Five converging forces — PIC miniaturization, single-photon detection, lower power, AI co-design, and scalable manufacturing — are moving photonic LiDAR from prototypes to mass deployment.
The evolution of LiDAR is not incremental — it is being reshaped by a convergence of photonics, computation, and manufacturing. Each driver below addresses a specific bottleneck in legacy systems.
1. Miniaturization through Photonic Integrated Circuits (PICs)
What changes
Discrete optics (lenses, fibers, modulators) are replaced by on-chip waveguides and components:
- Splitters, couplers, phase shifters
- Modulators (MZI, ring)
- Optical mixers (for FMCW)
Why it matters (physics → system)
Optical paths are defined lithographically → sub-micron stability. Eliminates free-space alignment drift. Enables coherent operations (phase-sensitive).
System impact
From bulky assemblies → chip-scale modules. Improved robustness (shock, vibration). Path to CMOS-compatible fabrication.
Constraint
Laser power and beam collimation still often require hybrid integration.
2. Higher Resolution through Photon-Level Detection
What changes
Move from analog intensity detection → single-photon detection (SPAD / Geiger mode).
Why it matters
Detect extremely weak returns → long-range sensing. Enables operation under:
- Low reflectivity targets
- High-loss environments (fog, dust)
System impact
High dynamic range. Fine spatial and temporal resolution. Enables low-power operation (fewer photons needed).
Constraint
Noise sources — dark counts, afterpulsing, background photons — require statistical signal processing, not just deterministic filtering.
3. Reduced Power Consumption
What changes
Efficiency improvements at multiple levels:
- Laser efficiency (better wall-plug efficiency)

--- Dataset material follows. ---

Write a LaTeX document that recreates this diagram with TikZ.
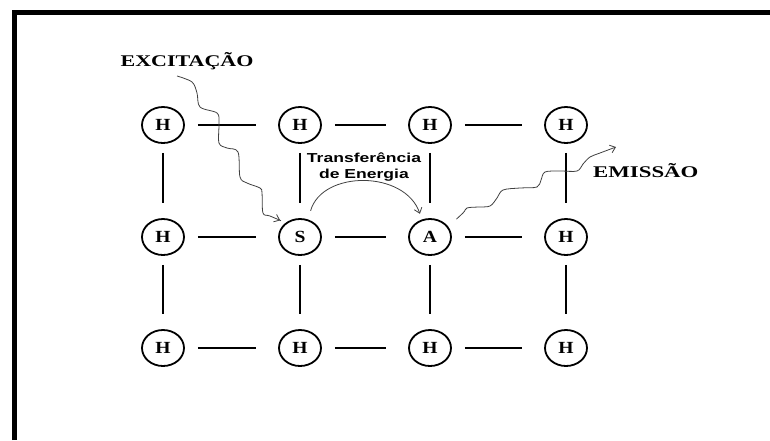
\documentclass[tikz,border=0pt]{standalone}
\usepackage{fontspec}
\setmainfont{Liberation Serif}
\setsansfont{Liberation Sans}
\usetikzlibrary{shapes.geometric,arrows.meta}
\newcommand{\esticar}[2][1.35]{\scalebox{#1}[1]{#2}}

\begin{document}
\begin{tikzpicture}[
  x=1pt, y=-1pt,
  atom/.style={draw, ellipse, line width=1.8pt, minimum width=42pt, minimum height=36pt, inner sep=0pt, font=\bfseries\fontsize{17}{17}\selectfont},
  hbond/.style={line width=1.8pt, shorten <=13pt, shorten >=22pt},
  vbond/.style={line width=1.8pt, shorten <=9pt, shorten >=15pt},
  wave/.style={draw=black!75, line width=0.8pt, -{Straight Barb[length=5pt,width=8pt]}},
  tag/.style={font=\bfseries\fontsize{16.3}{20}\selectfont, inner sep=0pt}
]
\useasboundingbox (0,0) rectangle (770,440);
\draw[line width=5pt] (14.5,440) -- (14.5,12.5) -- (770,12.5);

% rede cristalina
\node[atom] (h11) at (163,125) {\esticar[1.15]{H}};
\node[atom] (h12) at (300,125) {\esticar[1.15]{H}};
\node[atom] (h13) at (430,125) {\esticar[1.15]{H}};
\node[atom] (h14) at (566,125) {\esticar[1.15]{H}};

\node[atom] (h21) at (163,237) {\esticar[1.15]{H}};
\node[atom] (sens) at (300,237) {\esticar[1.15]{S}};
\node[atom] (ativ) at (430,237) {\esticar[1.15]{A}};
\node[atom] (h24) at (566,237) {\esticar[1.15]{H}};

\node[atom] (h31) at (163,348) {\esticar[1.15]{H}};
\node[atom] (h32) at (300,348) {\esticar[1.15]{H}};
\node[atom] (h33) at (430,348) {\esticar[1.15]{H}};
\node[atom] (h34) at (566,348) {\esticar[1.15]{H}};

\draw[hbond] (h11) -- (h12);
\draw[hbond] (h12) -- (h13);
\draw[hbond] (h13) -- (h14);
\draw[hbond] (h21) -- (sens);
\draw[hbond] (sens) -- (ativ);
\draw[hbond] (ativ) -- (h24);
\draw[hbond] (h31) -- (h32);
\draw[hbond] (h32) -- (h33);
\draw[hbond] (h33) -- (h34);

\draw[vbond] (h11) -- (h21);
\draw[vbond] (h12) -- (sens);
\draw[vbond] (h13) -- (ativ);
\draw[vbond] (h14) -- (h24);
\draw[vbond] (h21) -- (h31);
\draw[vbond] (sens) -- (h32);
\draw[vbond] (ativ) -- (h33);
\draw[vbond] (h24) -- (h34);

% textos
\node[tag, anchor=base] (exc) at (187,66) {\esticar{EXCITAÇÃO}};
\node[tag, anchor=base west] (emi) at (593,177) {\esticar[1.4]{EMISSÃO}};
\node[font=\sffamily\bfseries\fontsize{13}{16}\selectfont, align=center, inner sep=0pt] (transf) at (364,167) {\esticar{Transferência}\\\esticar{de Energia}};

% setas
\coordinate (excstart) at (177,76);
\coordinate (emiend) at (616,147);
\draw[wave, shorten >=6pt] plot[smooth, tension=0.55] coordinates {(excstart) (192,82) (197,93) (200,107) (217,113) (219,123) (219,143) (227,148) (238,152) (240,177) (247,183) (260,188) (262,193) (263,213) (270,216) (sens.135)};
\draw[wave, shorten <=9pt, shorten >=6pt] (sens.65) .. controls (322,170) and (405,170) .. (ativ.115);
\draw[wave, shorten <=11pt] plot[smooth, tension=0.55] coordinates {(ativ.30) (463,213) (467,208) (478,207) (490,206) (497,198) (503,190) (520,188) (537,187) (541,180) (545,172) (560,171) (577,171) (583,164) (590,157) (600,153) (emiend)};
\end{tikzpicture}
\end{document}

- PIC-based routing (lower optical loss)
- Event-driven detection (SPADs detect only when photons arrive)
Energy perspective
Traditional systems: power ∝ continuous emission + analog processing. Photon-counting systems: power ∝ event-driven detection.
Why it matters
Enables battery-powered systems, edge deployment (drones, mobile platforms), and reduces thermal load → improves stability.
System impact
Smaller heat sinks. Longer operational time. Feasibility of distributed sensing networks.
4. Integration with AI-Driven Analytics
What changes
LiDAR is no longer just a measurement device — it becomes a data engine.
Data pipeline
Photon events → point cloud → features → inference.
AI roles
- Noise suppression (learning-based denoising)
- Object detection & classification
- Scene reconstruction (SLAM, semantic mapping)
- Predictive modeling (e.g., hazard detection)
Why it matters
Converts raw geometry into context-aware intelligence and decision-ready outputs.
System impact
Tight coupling of sensor design, data structure, and algorithms. Drives co-design: sensor + AI together, not separately.
5. Scalable Manufacturing & Packaging Technologies
What changes
Shift from lab-built instruments → repeatable, industrial-scale production.
Key enablers
- Wafer-scale PIC fabrication
- Automated optical alignment (active/passive)
- Flip-chip bonding (electronics + photonics)
- Fiber array coupling
Packaging challenges addressed
Optical alignment stability, thermal management, environmental sealing (IP-rated systems).
Why it matters
Cost reduction (cost ↓ ∝ volume ↑), consistency across units, reliability in field conditions.
System impact
Transition from prototype → product, from low volume → mass deployment.